_What is required_: Print the records below exactly, starting at the first line and stopping after the line that contains "const maxV = Math.max(...v1984, ...v1996, ...v2012);". Leave out any pictures.

_Records provided_:
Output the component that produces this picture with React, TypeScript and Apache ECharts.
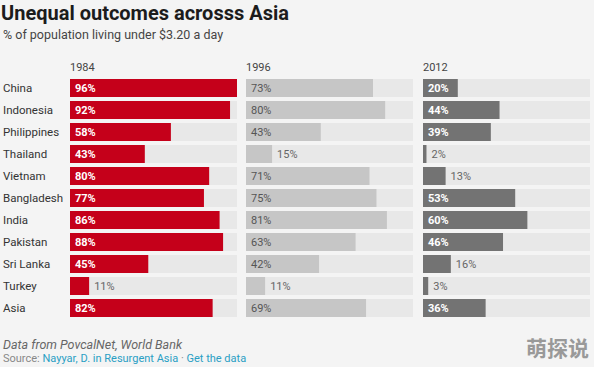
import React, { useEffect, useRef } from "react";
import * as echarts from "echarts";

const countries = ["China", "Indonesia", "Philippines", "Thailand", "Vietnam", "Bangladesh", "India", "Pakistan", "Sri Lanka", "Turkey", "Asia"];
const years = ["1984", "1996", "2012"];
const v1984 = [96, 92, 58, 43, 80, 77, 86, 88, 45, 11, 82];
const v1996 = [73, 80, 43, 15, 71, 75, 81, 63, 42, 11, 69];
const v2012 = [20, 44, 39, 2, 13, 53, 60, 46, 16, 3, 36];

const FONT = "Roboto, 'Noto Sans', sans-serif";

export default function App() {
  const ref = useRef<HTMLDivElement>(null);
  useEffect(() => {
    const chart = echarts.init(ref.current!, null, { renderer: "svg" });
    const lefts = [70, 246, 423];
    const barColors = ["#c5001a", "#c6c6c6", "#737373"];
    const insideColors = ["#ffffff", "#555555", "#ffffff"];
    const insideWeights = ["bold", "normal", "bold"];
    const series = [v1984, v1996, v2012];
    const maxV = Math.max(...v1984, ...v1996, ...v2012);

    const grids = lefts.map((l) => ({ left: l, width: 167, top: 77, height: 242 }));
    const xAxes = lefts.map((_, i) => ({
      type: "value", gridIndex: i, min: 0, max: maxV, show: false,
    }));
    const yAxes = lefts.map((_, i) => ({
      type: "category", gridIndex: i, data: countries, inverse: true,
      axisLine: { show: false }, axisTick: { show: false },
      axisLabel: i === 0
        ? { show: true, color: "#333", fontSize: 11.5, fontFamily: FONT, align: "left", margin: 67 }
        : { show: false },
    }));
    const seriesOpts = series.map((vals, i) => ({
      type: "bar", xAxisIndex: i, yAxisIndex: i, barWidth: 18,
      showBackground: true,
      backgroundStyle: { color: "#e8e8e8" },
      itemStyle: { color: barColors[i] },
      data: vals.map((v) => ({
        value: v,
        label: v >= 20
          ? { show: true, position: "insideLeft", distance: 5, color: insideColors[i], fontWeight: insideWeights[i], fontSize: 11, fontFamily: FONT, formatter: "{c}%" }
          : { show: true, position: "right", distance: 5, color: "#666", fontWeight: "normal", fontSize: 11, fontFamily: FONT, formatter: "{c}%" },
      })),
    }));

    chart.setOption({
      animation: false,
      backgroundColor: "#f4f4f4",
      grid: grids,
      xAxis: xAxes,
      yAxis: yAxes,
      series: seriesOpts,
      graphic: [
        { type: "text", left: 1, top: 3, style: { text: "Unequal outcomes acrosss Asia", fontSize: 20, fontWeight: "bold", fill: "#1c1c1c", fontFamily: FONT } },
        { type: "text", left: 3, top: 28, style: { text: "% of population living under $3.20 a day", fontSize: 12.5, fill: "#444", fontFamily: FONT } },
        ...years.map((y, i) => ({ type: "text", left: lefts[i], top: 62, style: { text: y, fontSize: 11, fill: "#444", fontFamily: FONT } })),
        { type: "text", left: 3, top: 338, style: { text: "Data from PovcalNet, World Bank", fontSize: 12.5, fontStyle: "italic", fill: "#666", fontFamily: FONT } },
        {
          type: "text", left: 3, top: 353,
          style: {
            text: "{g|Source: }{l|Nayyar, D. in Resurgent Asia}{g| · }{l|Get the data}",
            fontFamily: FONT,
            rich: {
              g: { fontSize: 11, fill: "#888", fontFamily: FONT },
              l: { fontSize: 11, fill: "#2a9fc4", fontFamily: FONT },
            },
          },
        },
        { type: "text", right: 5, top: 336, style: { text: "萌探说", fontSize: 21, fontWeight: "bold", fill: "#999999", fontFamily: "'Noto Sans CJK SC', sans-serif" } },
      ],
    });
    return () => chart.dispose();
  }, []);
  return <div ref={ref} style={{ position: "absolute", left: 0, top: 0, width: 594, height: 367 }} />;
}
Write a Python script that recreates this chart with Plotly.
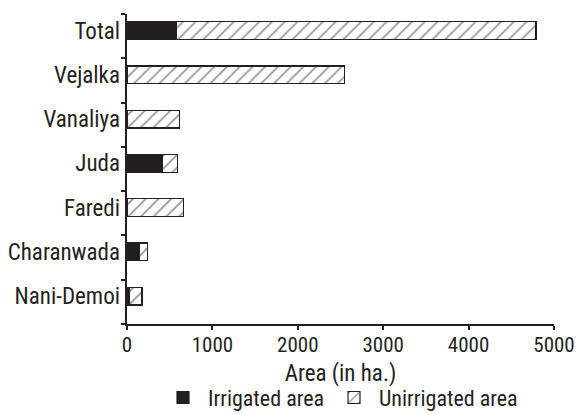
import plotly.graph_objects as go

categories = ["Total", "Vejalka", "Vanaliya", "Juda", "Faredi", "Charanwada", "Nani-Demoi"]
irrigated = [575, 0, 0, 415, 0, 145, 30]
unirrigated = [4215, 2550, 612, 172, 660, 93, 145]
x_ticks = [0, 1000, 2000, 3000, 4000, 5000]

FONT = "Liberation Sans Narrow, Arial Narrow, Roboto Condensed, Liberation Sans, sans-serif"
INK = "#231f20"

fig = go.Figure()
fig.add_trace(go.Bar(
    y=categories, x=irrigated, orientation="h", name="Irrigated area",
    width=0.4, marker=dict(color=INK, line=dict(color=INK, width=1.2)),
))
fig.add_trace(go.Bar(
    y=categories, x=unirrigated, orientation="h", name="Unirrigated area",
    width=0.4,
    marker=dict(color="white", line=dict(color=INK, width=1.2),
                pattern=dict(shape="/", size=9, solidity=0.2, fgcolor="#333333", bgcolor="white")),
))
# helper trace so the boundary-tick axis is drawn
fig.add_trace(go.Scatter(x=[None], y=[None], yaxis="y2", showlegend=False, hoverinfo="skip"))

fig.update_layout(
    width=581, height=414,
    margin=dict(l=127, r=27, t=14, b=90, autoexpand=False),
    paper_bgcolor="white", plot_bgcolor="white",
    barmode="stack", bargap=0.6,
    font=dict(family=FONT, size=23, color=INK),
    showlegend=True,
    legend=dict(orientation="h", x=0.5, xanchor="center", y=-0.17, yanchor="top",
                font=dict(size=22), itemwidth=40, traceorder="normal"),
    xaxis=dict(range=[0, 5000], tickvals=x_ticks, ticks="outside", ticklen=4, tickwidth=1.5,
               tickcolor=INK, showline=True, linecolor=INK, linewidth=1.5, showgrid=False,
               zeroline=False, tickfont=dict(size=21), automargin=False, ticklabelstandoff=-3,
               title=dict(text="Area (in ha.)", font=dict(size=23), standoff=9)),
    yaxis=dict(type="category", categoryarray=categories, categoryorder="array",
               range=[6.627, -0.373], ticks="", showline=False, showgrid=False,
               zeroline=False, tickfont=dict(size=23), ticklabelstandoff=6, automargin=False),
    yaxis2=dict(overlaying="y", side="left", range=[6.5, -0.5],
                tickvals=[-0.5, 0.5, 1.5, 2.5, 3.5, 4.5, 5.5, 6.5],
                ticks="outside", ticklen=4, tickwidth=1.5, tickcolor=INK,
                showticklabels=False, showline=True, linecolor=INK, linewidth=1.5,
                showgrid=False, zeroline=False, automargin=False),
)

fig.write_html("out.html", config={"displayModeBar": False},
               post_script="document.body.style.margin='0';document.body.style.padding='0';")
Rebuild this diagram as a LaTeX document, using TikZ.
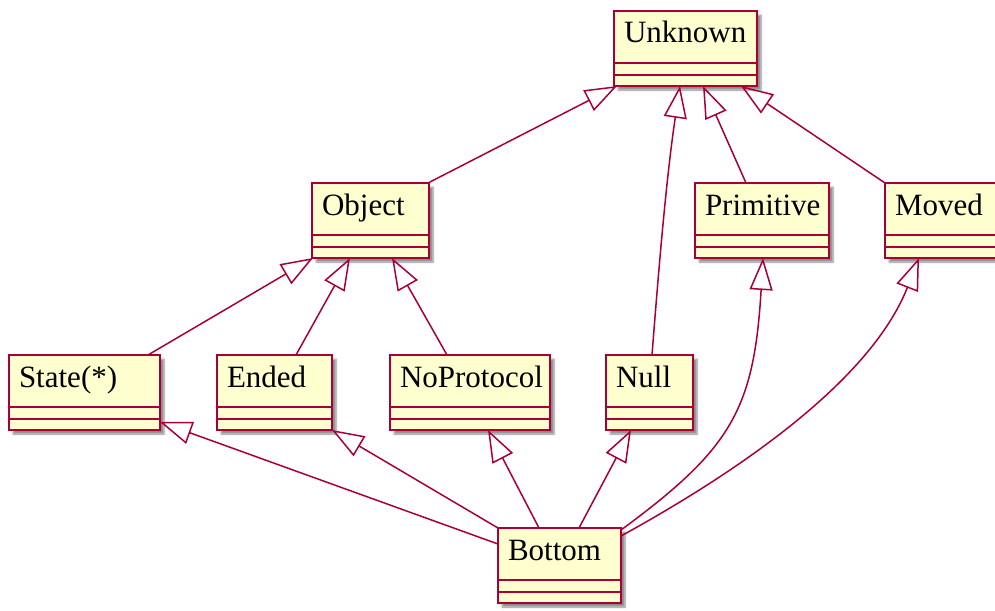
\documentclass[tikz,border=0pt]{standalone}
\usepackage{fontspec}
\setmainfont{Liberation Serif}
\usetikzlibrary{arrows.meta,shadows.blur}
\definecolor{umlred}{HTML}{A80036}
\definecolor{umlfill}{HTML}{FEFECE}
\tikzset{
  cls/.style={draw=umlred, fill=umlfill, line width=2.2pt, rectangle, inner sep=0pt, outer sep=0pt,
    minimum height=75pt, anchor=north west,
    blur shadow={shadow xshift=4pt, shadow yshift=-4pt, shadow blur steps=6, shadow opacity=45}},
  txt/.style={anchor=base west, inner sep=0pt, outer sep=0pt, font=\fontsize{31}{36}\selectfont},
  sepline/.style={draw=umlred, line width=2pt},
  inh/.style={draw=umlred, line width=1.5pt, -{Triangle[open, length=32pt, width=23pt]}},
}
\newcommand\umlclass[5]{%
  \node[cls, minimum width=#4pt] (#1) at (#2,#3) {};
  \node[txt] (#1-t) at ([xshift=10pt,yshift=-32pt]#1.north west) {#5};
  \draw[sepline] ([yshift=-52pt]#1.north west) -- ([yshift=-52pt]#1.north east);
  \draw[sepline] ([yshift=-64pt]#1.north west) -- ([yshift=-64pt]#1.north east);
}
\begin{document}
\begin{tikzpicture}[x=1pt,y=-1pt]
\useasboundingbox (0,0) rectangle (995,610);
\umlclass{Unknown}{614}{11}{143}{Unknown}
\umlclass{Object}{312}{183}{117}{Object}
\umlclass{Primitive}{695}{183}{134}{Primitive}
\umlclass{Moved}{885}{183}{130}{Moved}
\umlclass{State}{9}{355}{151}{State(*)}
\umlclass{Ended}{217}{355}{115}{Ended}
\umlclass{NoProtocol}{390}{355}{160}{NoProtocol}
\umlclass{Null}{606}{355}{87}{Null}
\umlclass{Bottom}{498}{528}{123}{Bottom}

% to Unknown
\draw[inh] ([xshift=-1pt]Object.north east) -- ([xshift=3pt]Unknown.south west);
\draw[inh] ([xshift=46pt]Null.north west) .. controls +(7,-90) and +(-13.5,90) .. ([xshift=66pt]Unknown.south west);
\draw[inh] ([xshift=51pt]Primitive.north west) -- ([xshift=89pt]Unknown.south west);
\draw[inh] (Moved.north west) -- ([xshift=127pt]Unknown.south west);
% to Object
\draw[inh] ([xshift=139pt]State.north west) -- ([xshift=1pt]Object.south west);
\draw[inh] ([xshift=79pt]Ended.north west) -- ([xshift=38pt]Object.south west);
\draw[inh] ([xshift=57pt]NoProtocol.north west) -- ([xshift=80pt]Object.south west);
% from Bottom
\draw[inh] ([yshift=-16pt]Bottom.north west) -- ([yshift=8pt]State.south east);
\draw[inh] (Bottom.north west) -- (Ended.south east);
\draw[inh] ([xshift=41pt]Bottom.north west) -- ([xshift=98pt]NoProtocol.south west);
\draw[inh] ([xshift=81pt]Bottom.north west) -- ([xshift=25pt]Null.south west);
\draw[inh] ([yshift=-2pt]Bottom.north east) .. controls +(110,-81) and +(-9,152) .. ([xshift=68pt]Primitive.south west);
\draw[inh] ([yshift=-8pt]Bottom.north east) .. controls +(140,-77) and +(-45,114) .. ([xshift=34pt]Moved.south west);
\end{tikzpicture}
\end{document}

_Task result_:
Output the component that produces this picture with React, TypeScript and Apache ECharts.
import React, { useEffect, useRef } from "react";
import * as echarts from "echarts";

const countries = ["China", "Indonesia", "Philippines", "Thailand", "Vietnam", "Bangladesh", "India", "Pakistan", "Sri Lanka", "Turkey", "Asia"];
const years = ["1984", "1996", "2012"];
const v1984 = [96, 92, 58, 43, 80, 77, 86, 88, 45, 11, 82];
const v1996 = [73, 80, 43, 15, 71, 75, 81, 63, 42, 11, 69];
const v2012 = [20, 44, 39, 2, 13, 53, 60, 46, 16, 3, 36];

const FONT = "Roboto, 'Noto Sans', sans-serif";

export default function App() {
  const ref = useRef<HTMLDivElement>(null);
  useEffect(() => {
    const chart = echarts.init(ref.current!, null, { renderer: "svg" });
    const lefts = [70, 246, 423];
    const barColors = ["#c5001a", "#c6c6c6", "#737373"];
    const insideColors = ["#ffffff", "#555555", "#ffffff"];
    const insideWeights = ["bold", "normal", "bold"];
    const series = [v1984, v1996, v2012];
    const maxV = Math.max(...v1984, ...v1996, ...v2012);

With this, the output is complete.